> **Task goal**:
Please write out the lines of the data exactly, beginning with the first and ending with the line containing "var h = 366;"; leave the pictures behind.

> **Supplied information**:

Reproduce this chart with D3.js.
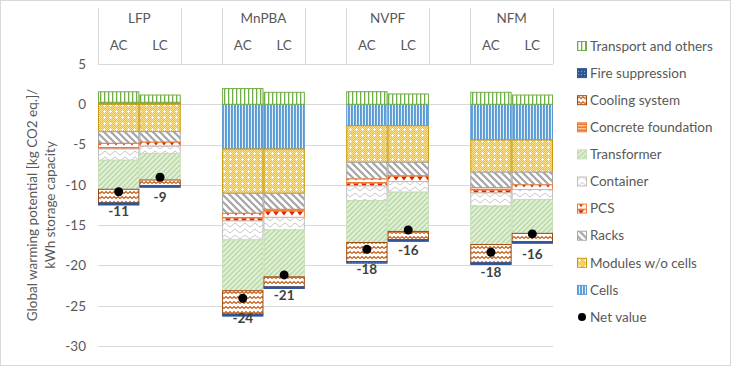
<!DOCTYPE html>
<html>
<head>
<meta charset="utf-8">
<script src="https://cdn.jsdelivr.net/npm/d3@7"></script>
<style>
  body { margin: 0; background: #fff; }
  text { font-family: Lato, "Noto Sans", sans-serif; }
</style>
</head>
<body>
<script>
// Chart size
var w = 731;
var h = 366;

// Categories: battery chemistries and the two sub cases
var groups = ["LFP", "MnPBA", "NVPF", "NFM"];
var cases = ["AC", "LC"];
var yTicks = [5, 0, -5, -10, -15, -20, -25, -30];

// Series values, one per bar (LFP AC, LFP LC, MnPBA AC, MnPBA LC, NVPF AC, NVPF LC, NFM AC, NFM LC)
var cells       = [0.1, 0.1, -5.55, -5.55, -2.65, -2.65, -4.43, -4.43];
var modules     = [-3.4, -3.4, -5.5, -5.5, -4.55, -4.55, -4.0, -4.0];
var racks       = [-1.45, -1.3, -2.48, -1.99, -2.07, -1.69, -1.94, -1.57];
var pcs         = [-0.7, -0.5, -0.95, -1.0, -0.87, -0.7, -0.62, -0.58];
var container   = [-1.4, -0.9, -2.36, -1.58, -1.82, -1.32, -1.66, -1.24];
var transformer = [-3.6, -3.3, -6.3, -5.8, -5.2, -4.87, -4.76, -4.2];
var concrete    = [0.15, 0.15, 0, 0, 0, 0, 0, 0];
var cooling     = [-1.7, -0.7, -2.9, -1.24, -2.36, -1.03, -2.27, -1.03];
var fire        = [-0.25, -0.2, -0.25, -0.2, -0.2, -0.2, -0.2, -0.2];
var transport   = [1.3, 0.9, 1.95, 1.49, 1.56, 1.28, 1.49, 1.15];
var netValue    = [-10.85, -9.06, -24.07, -21.18, -18.0, -15.6, -18.36, -16.09];

// Series in stacking order (from zero outwards)
var series = [
  { key: "cells", name: "Cells", values: cells, stroke: "#5b9bd5" },
  { key: "modules", name: "Modules w/o cells", values: modules, stroke: "#c99a06" },
  { key: "racks", name: "Racks", values: racks, stroke: "#a5a5a5" },
  { key: "pcs", name: "PCS", values: pcs, stroke: "#ed7d31" },
  { key: "container", name: "Container", values: container, stroke: "#bfbfbf" },
  { key: "transformer", name: "Transformer", values: transformer, stroke: "#c5e0b4" },
  { key: "concrete", name: "Concrete foundation", values: concrete, stroke: "#ed7d31" },
  { key: "cooling", name: "Cooling system", values: cooling, stroke: "#9e480e" },
  { key: "fire", name: "Fire suppression", values: fire, stroke: "#2f5597" },
  { key: "transport", name: "Transport and others", values: transport, stroke: "#70ad47" }
];

// Slots along x: two bars per group, an empty slot between groups
var slots = [];
var bars = [];
groups.forEach(function(g, gi) {
  cases.forEach(function(c) {
    slots.push(g + "|" + c);
    bars.push(g + "|" + c);
  });
  if (gi < groups.length - 1) slots.push("gap" + gi);
});

// Table for d3.stack
var table = bars.map(function(b, i) {
  var row = { bar: b };
  series.forEach(function(s) { row[s.key] = s.values[i]; });
  return row;
});

var svg = d3.select("body").append("svg")
  .attr("width", w)
  .attr("height", h);

// ---- patterns ----
var defs = svg.append("defs");
function pattern(id, pw, ph, bg) {
  var p = defs.append("pattern")
    .attr("id", id)
    .attr("patternUnits", "userSpaceOnUse")
    .attr("width", pw)
    .attr("height", ph);
  p.append("rect").attr("width", pw).attr("height", ph).attr("fill", bg);
  return p;
}

var p;
p = pattern("p-transport", 4, 4, "#fff");
p.append("rect").attr("x", 0).attr("width", 1.3).attr("height", 4).attr("fill", "#70ad47");

p = pattern("p-cells", 3, 3, "#e3eef9");
p.append("rect").attr("x", 0).attr("width", 1.9).attr("height", 3).attr("fill", "#5b9bd5");

p = pattern("p-modules", 6, 6, "#ffc000");
[[0, 0], [2, 0], [4, 0], [1, 1], [3, 1], [5, 1], [0, 2], [4, 2], [1, 3], [5, 3], [0, 4], [2, 4], [4, 4], [1, 5], [3, 5], [5, 5]]
  .forEach(function(c) {
    p.append("rect").attr("x", c[0]).attr("y", c[1]).attr("width", 1).attr("height", 1).attr("fill", "#ffe18a");
  });
p.append("rect").attr("x", 2).attr("y", 2).attr("width", 1).attr("height", 3).attr("fill", "#fff");
p.append("rect").attr("x", 1).attr("y", 3).attr("width", 3).attr("height", 1).attr("fill", "#fff");

p = pattern("p-racks", 7, 7, "#fff");
p.append("path").attr("d", "M-2,-2 L9,9 M-2,5 L2,9 M5,-2 L9,2")
  .attr("stroke", "#a5a5a5").attr("stroke-width", 2.2);

p = pattern("p-pcs", 8, 7, "#fff");
p.append("rect").attr("width", 8).attr("height", 1.5).attr("fill", "#ed7d31");
p.append("path").attr("d", "M1,1.5 L7,1.5 L4,5.5 Z").attr("fill", "#e02000");

p = pattern("p-container", 10, 6, "#fff");
p.append("path").attr("d", "M0,5 L5,1 L10,5")
  .attr("fill", "none").attr("stroke", "#c8c8c8").attr("stroke-width", 1);

p = pattern("p-transformer", 5, 5, "#e2f0d9");
p.append("path").attr("d", "M-1,6 L6,-1 M-1,1 L1,-1 M4,6 L6,4")
  .attr("stroke", "#b6d7a0").attr("stroke-width", 1.4);

p = pattern("p-concrete", 4, 3, "#ed7d31");
p.append("rect").attr("y", 1).attr("width", 4).attr("height", 1).attr("fill", "#fbe5d6");

p = pattern("p-cooling", 8, 5, "#fff");
p.append("path").attr("d", "M0,3.5 L2,1.5 L4,3.5 L6,1.5 L8,3.5")
  .attr("fill", "none").attr("stroke", "#c55a11").attr("stroke-width", 1.1);

p = pattern("p-fire", 3, 3, "#2f5597");
p.append("rect").attr("x", 1).attr("y", 1).attr("width", 1).attr("height", 1).attr("fill", "#8faadc");

// ---- scales ----
var x = d3.scaleBand()
  .domain(slots)
  .range([98, 553])
  .padding(0);

var y = d3.scaleLinear()
  .domain([-30, 5])
  .range([346, 64]);

// outer chart border
svg.append("rect")
  .attr("x", 0.5).attr("y", 0.5)
  .attr("width", w - 1).attr("height", h - 1)
  .attr("fill", "none").attr("stroke", "#d9d9d9");

// gridlines
svg.append("g")
  .selectAll("line")
  .data(yTicks)
  .enter().append("line")
  .attr("x1", 98).attr("x2", 553)
  .attr("y1", function(d) { return Math.round(y(d)) + 0.5; })
  .attr("y2", function(d) { return Math.round(y(d)) + 0.5; })
  .attr("stroke", "#d9d9d9")
  .attr("stroke-width", 1);

// y axis tick labels
var yAxis = svg.append("g")
  .attr("transform", "translate(98,0)")
  .call(d3.axisLeft(y).tickValues(yTicks).tickSize(0).tickPadding(12)
    .tickFormat(function(d) { return String(d); }));
yAxis.select(".domain").remove();
yAxis.selectAll("text")
  .attr("font-size", 13.5)
  .attr("fill", "#595959")
  .style("font-family", "Lato, 'Noto Sans', sans-serif");

// y axis title
var title = svg.append("text")
  .attr("transform", "translate(32,205) rotate(-90)")
  .attr("text-anchor", "middle")
  .attr("font-size", 13.5)
  .attr("fill", "#595959");
title.append("tspan").attr("x", 0).attr("dy", "0.35em").text("Global warming potential [kg CO2 eq.]/");
title.append("tspan").attr("x", 0).attr("dy", "1.35em").text("kWh storage capacity");

// category header on top
var header = svg.append("g");
groups.forEach(function(g) {
  var x0 = x(g + "|AC");
  var x1 = x(g + "|LC") + x.bandwidth();
  [x0, x1].forEach(function(xx) {
    header.append("line")
      .attr("x1", Math.round(xx) + 0.5).attr("x2", Math.round(xx) + 0.5)
      .attr("y1", 8).attr("y2", 64)
      .attr("stroke", "#d9d9d9");
  });
  header.append("text")
    .attr("x", (x0 + x1) / 2).attr("y", 18)
    .attr("dy", "0.35em")
    .attr("text-anchor", "middle")
    .attr("font-size", 13.5)
    .attr("fill", "#595959")
    .text(g);
  cases.forEach(function(c) {
    header.append("text")
      .attr("x", x(g + "|" + c) + x.bandwidth() / 2).attr("y", 45)
      .attr("dy", "0.35em")
      .attr("text-anchor", "middle")
      .attr("font-size", 13.5)
      .attr("fill", "#595959")
      .text(c);
  });
});

// ---- stacked bars ----
var stack = d3.stack()
  .keys(series.map(function(s) { return s.key; }))
  .offset(d3.stackOffsetDiverging);
var stacked = stack(table);

var layers = svg.append("g")
  .selectAll("g")
  .data(stacked)
  .enter().append("g")
  .attr("fill", function(d) { return "url(#p-" + d.key + ")"; })
  .attr("stroke", function(d, i) { return series[i].stroke; })
  .attr("stroke-width", 1);

layers.selectAll("rect")
  .data(function(d) { return d.filter(function(v) { return v[1] - v[0] !== 0; }); })
  .enter().append("rect")
  .attr("x", function(d) { return x(d.data.bar) + 0.5; })
  .attr("y", function(d) { return y(d[1]); })
  .attr("width", x.bandwidth() - 1)
  .attr("height", function(d) { return Math.max(0, y(d[0]) - y(d[1])); });

// ---- net value dots and labels ----
svg.append("g")
  .selectAll("circle")
  .data(netValue)
  .enter().append("circle")
  .attr("cx", function(d, i) { return x(bars[i]) + x.bandwidth() / 2; })
  .attr("cy", function(d) { return y(d); })
  .attr("r", 4.5)
  .attr("fill", "#000");

svg.append("g")
  .selectAll("text")
  .data(netValue)
  .enter().append("text")
  .attr("x", function(d, i) { return x(bars[i]) + x.bandwidth() / 2; })
  .attr("y", function(d) { return y(d) + 20; })
  .attr("dy", "0.35em")
  .attr("text-anchor", "middle")
  .attr("font-size", 13.5)
  .attr("font-weight", "bold")
  .attr("fill", "#404040")
  .text(function(d) { return String(Math.round(d)); });

// ---- legend ----
var legendItems = series.slice().reverse().concat([{ key: "net", name: "Net value" }]);
var legend = svg.append("g")
  .selectAll("g")
  .data(legendItems)
  .enter().append("g")
  .attr("transform", function(d, i) { return "translate(577," + (46 + i * 27.1) + ")"; });

legend.filter(function(d) { return d.key !== "net"; })
  .append("rect")
  .attr("x", 0.5).attr("y", -4.5)
  .attr("width", 9).attr("height", 9)
  .attr("fill", function(d) { return "url(#p-" + d.key + ")"; })
  .attr("stroke", function(d) { return d.stroke; });

legend.filter(function(d) { return d.key === "net"; })
  .append("circle")
  .attr("cx", 5).attr("cy", 0).attr("r", 4)
  .attr("fill", "#000");

legend.append("text")
  .attr("x", 13).attr("y", 0)
  .attr("dy", "0.35em")
  .attr("font-size", 13.5)
  .attr("fill", "#595959")
  .text(function(d) { return d.name; });
</script>
</body>
</html>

> **Result of the exercise**:
Reproduce this chart with D3.js.
<!DOCTYPE html>
<html>
<head>
<meta charset="utf-8">
<script src="https://cdn.jsdelivr.net/npm/d3@7"></script>
<style>
  body { margin: 0; background: #fff; }
  text { font-family: Lato, "Noto Sans", sans-serif; }
</style>
</head>
<body>
<script>
// Chart size
var w = 731;
var h = 366;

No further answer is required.